Depending on the type of binary data you're working with, there are other external packages that might make your task easier. Some options are:

- [bitstring](https://github.com/scott-griffiths/bitstring)
- [construct](http://construct.readthedocs.org/en/latest/)
- [hachoir](https://bitbucket.org/haypo/hachoir/wiki/Home)
- [binio](http://spika.net/py/binio/)

Be sure to use pip to install these packages as so:

`pip install construct`

## Convert Bytes/Strings with binascii()

You can use the standard module binascii to convert binary data to string representations of verious types.

Let's say we want to see the pure hexadecimal repsentation of the PNG header:

In [9]:
print(png_header)

b'\x89PNG\r\n\x1a\n'


In [10]:
import binascii
png_header_in_hex = binascii.hexlify(png_header)
print(png_header_in_hex)

b'89504e470d0a1a0a'


In [11]:
print(binascii.unhexlify(png_header_in_hex))

b'\x89PNG\r\n\x1a\n'


## Bit Operators

At the lowest level, you can use Python to manipulate data, one bit at a time.  We won't spend time practicing these bit-level operations, but they have a lot of uses.  For example, you may need to manipulate bits when optimizing a program for high performance.  

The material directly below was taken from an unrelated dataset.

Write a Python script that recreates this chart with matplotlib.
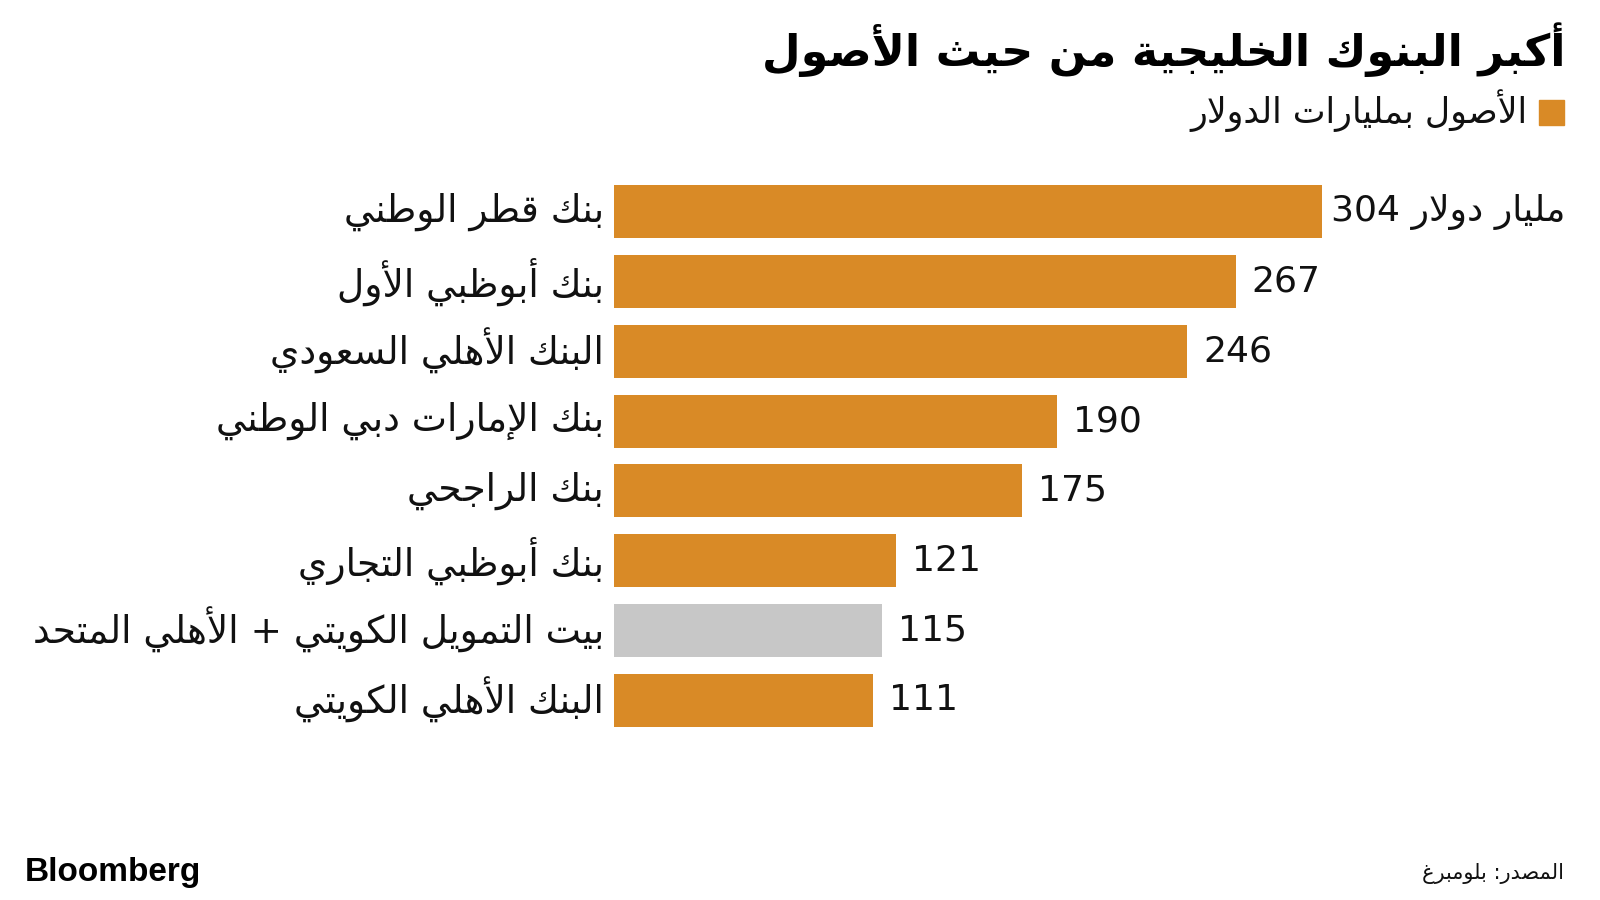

| Operator | Description  | Example | Decimal result | Binary result                             |
|----------|--------------|---------|----------------|-------------------------------------------|
| &        | and          | a & b   | 1              | 0b0001                                    |
| &#124;        | or           | a &#124; b   | 5              | 0b0101                                    |
| ^        | exclusive or | a ^ b   | 4              | 0b0100                                    |
| ~        | flip bits    | ~a      | -6             | binary representation depends on int size |
| <<       | left shift   | a << 1  | 10             | 0b1010                                    |
| >>       | right shift  | a >> 1  | 2              | 0b0010                                    |

You now know the basics of manipulating both bytes as well as text in Python.  When you face a difficult coding challenge, remember that are many external packages that could help make your life easier.